### Aim
Write out the listing below without alteration, omitting its pictures.

### Source material
=======
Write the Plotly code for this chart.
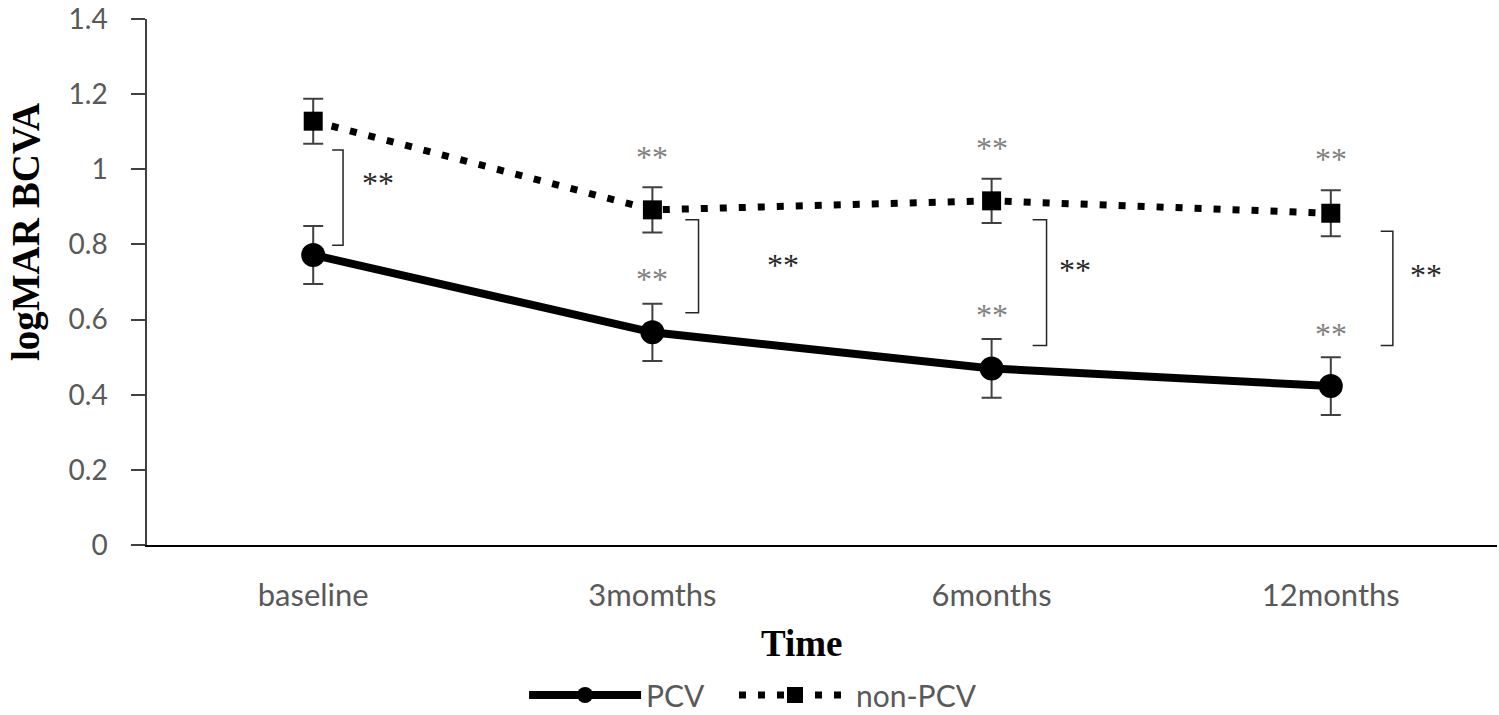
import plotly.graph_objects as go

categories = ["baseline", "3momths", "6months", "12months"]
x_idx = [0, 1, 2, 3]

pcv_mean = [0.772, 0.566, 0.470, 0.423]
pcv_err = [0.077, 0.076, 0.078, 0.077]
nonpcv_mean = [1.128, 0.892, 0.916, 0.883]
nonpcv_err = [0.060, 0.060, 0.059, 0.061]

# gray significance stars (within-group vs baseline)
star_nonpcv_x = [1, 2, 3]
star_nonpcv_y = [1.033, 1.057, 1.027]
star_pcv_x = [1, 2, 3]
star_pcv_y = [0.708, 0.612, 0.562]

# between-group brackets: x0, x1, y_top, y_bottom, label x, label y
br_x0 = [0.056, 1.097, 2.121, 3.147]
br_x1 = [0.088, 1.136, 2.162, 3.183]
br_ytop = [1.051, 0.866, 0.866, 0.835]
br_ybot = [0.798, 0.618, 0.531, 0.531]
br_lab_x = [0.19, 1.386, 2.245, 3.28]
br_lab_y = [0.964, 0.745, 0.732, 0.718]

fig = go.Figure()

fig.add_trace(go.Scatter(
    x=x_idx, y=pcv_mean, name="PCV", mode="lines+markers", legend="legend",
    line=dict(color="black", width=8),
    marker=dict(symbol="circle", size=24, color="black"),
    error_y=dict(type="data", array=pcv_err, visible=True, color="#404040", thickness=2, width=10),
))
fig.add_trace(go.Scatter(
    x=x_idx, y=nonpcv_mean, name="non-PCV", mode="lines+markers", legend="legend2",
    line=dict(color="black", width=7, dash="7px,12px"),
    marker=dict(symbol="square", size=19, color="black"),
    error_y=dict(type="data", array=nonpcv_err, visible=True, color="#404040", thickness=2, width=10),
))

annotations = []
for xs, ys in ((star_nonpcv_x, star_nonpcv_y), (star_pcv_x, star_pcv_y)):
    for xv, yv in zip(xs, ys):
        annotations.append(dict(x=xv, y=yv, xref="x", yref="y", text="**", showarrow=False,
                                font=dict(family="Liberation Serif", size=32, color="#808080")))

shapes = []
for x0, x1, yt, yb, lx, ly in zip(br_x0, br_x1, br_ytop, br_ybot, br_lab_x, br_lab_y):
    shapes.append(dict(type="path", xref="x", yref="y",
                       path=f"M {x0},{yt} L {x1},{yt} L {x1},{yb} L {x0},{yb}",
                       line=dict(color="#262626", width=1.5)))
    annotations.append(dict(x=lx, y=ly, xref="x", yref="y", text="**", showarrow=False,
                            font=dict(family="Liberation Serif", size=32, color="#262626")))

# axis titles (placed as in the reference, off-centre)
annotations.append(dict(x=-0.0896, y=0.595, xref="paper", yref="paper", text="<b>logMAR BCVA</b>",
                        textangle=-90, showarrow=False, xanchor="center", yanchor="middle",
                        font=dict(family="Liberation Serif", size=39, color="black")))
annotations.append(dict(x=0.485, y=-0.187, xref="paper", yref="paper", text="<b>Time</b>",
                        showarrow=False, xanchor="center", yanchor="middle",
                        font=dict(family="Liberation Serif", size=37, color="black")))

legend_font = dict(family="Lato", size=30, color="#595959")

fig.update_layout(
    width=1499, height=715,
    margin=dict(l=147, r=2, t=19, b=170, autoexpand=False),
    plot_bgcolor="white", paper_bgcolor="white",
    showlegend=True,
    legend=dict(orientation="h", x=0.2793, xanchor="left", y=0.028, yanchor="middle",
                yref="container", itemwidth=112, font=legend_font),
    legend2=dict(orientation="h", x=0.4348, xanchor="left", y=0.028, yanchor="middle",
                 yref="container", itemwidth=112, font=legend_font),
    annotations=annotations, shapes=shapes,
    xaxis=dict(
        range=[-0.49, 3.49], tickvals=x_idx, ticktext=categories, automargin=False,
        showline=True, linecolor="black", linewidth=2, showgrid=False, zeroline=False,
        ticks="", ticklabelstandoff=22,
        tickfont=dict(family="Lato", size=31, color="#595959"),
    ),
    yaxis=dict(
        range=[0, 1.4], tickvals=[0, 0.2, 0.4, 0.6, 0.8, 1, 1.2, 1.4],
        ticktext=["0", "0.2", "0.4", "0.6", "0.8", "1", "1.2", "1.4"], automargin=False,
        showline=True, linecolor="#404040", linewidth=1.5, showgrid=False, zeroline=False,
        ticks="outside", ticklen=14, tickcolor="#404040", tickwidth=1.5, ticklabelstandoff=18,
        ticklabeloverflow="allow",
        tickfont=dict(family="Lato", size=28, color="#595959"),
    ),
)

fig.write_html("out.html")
=======
### Solution to the exercise
Write the Plotly code for this chart.
import plotly.graph_objects as go

categories = ["baseline", "3momths", "6months", "12months"]
x_idx = [0, 1, 2, 3]

pcv_mean = [0.772, 0.566, 0.470, 0.423]
pcv_err = [0.077, 0.076, 0.078, 0.077]
nonpcv_mean = [1.128, 0.892, 0.916, 0.883]
nonpcv_err = [0.060, 0.060, 0.059, 0.061]

# gray significance stars (within-group vs baseline)
star_nonpcv_x = [1, 2, 3]
star_nonpcv_y = [1.033, 1.057, 1.027]
star_pcv_x = [1, 2, 3]
star_pcv_y = [0.708, 0.612, 0.562]

# between-group brackets: x0, x1, y_top, y_bottom, label x, label y
br_x0 = [0.056, 1.097, 2.121, 3.147]
br_x1 = [0.088, 1.136, 2.162, 3.183]
br_ytop = [1.051, 0.866, 0.866, 0.835]
br_ybot = [0.798, 0.618, 0.531, 0.531]
br_lab_x = [0.19, 1.386, 2.245, 3.28]
br_lab_y = [0.964, 0.745, 0.732, 0.718]

fig = go.Figure()

fig.add_trace(go.Scatter(
    x=x_idx, y=pcv_mean, name="PCV", mode="lines+markers", legend="legend",
    line=dict(color="black", width=8),
    marker=dict(symbol="circle", size=24, color="black"),
    error_y=dict(type="data", array=pcv_err, visible=True, color="#404040", thickness=2, width=10),
))
fig.add_trace(go.Scatter(
    x=x_idx, y=nonpcv_mean, name="non-PCV", mode="lines+markers", legend="legend2",
    line=dict(color="black", width=7, dash="7px,12px"),
    marker=dict(symbol="square", size=19, color="black"),
    error_y=dict(type="data", array=nonpcv_err, visible=True, color="#404040", thickness=2, width=10),
))

annotations = []
for xs, ys in ((star_nonpcv_x, star_nonpcv_y), (star_pcv_x, star_pcv_y)):
    for xv, yv in zip(xs, ys):
        annotations.append(dict(x=xv, y=yv, xref="x", yref="y", text="**", showarrow=False,
                                font=dict(family="Liberation Serif", size=32, color="#808080")))

shapes = []
for x0, x1, yt, yb, lx, ly in zip(br_x0, br_x1, br_ytop, br_ybot, br_lab_x, br_lab_y):
    shapes.append(dict(type="path", xref="x", yref="y",
                       path=f"M {x0},{yt} L {x1},{yt} L {x1},{yb} L {x0},{yb}",
                       line=dict(color="#262626", width=1.5)))
    annotations.append(dict(x=lx, y=ly, xref="x", yref="y", text="**", showarrow=False,
                            font=dict(family="Liberation Serif", size=32, color="#262626")))

# axis titles (placed as in the reference, off-centre)
annotations.append(dict(x=-0.0896, y=0.595, xref="paper", yref="paper", text="<b>logMAR BCVA</b>",
                        textangle=-90, showarrow=False, xanchor="center", yanchor="middle",
                        font=dict(family="Liberation Serif", size=39, color="black")))
annotations.append(dict(x=0.485, y=-0.187, xref="paper", yref="paper", text="<b>Time</b>",
                        showarrow=False, xanchor="center", yanchor="middle",
                        font=dict(family="Liberation Serif", size=37, color="black")))

legend_font = dict(family="Lato", size=30, color="#595959")

fig.update_layout(
    width=1499, height=715,
    margin=dict(l=147, r=2, t=19, b=170, autoexpand=False),
    plot_bgcolor="white", paper_bgcolor="white",
    showlegend=True,
    legend=dict(orientation="h", x=0.2793, xanchor="left", y=0.028, yanchor="middle",
                yref="container", itemwidth=112, font=legend_font),
    legend2=dict(orientation="h", x=0.4348, xanchor="left", y=0.028, yanchor="middle",
                 yref="container", itemwidth=112, font=legend_font),
    annotations=annotations, shapes=shapes,
    xaxis=dict(
        range=[-0.49, 3.49], tickvals=x_idx, ticktext=categories, automargin=False,
        showline=True, linecolor="black", linewidth=2, showgrid=False, zeroline=False,
        ticks="", ticklabelstandoff=22,
        tickfont=dict(family="Lato", size=31, color="#595959"),
    ),
    yaxis=dict(
        range=[0, 1.4], tickvals=[0, 0.2, 0.4, 0.6, 0.8, 1, 1.2, 1.4],
        ticktext=["0", "0.2", "0.4", "0.6", "0.8", "1", "1.2", "1.4"], automargin=False,
        showline=True, linecolor="#404040", linewidth=1.5, showgrid=False, zeroline=False,
        ticks="outside", ticklen=14, tickcolor="#404040", tickwidth=1.5, ticklabelstandoff=18,
        ticklabeloverflow="allow",
        tickfont=dict(family="Lato", size=28, color="#595959"),
    ),
)

fig.write_html("out.html")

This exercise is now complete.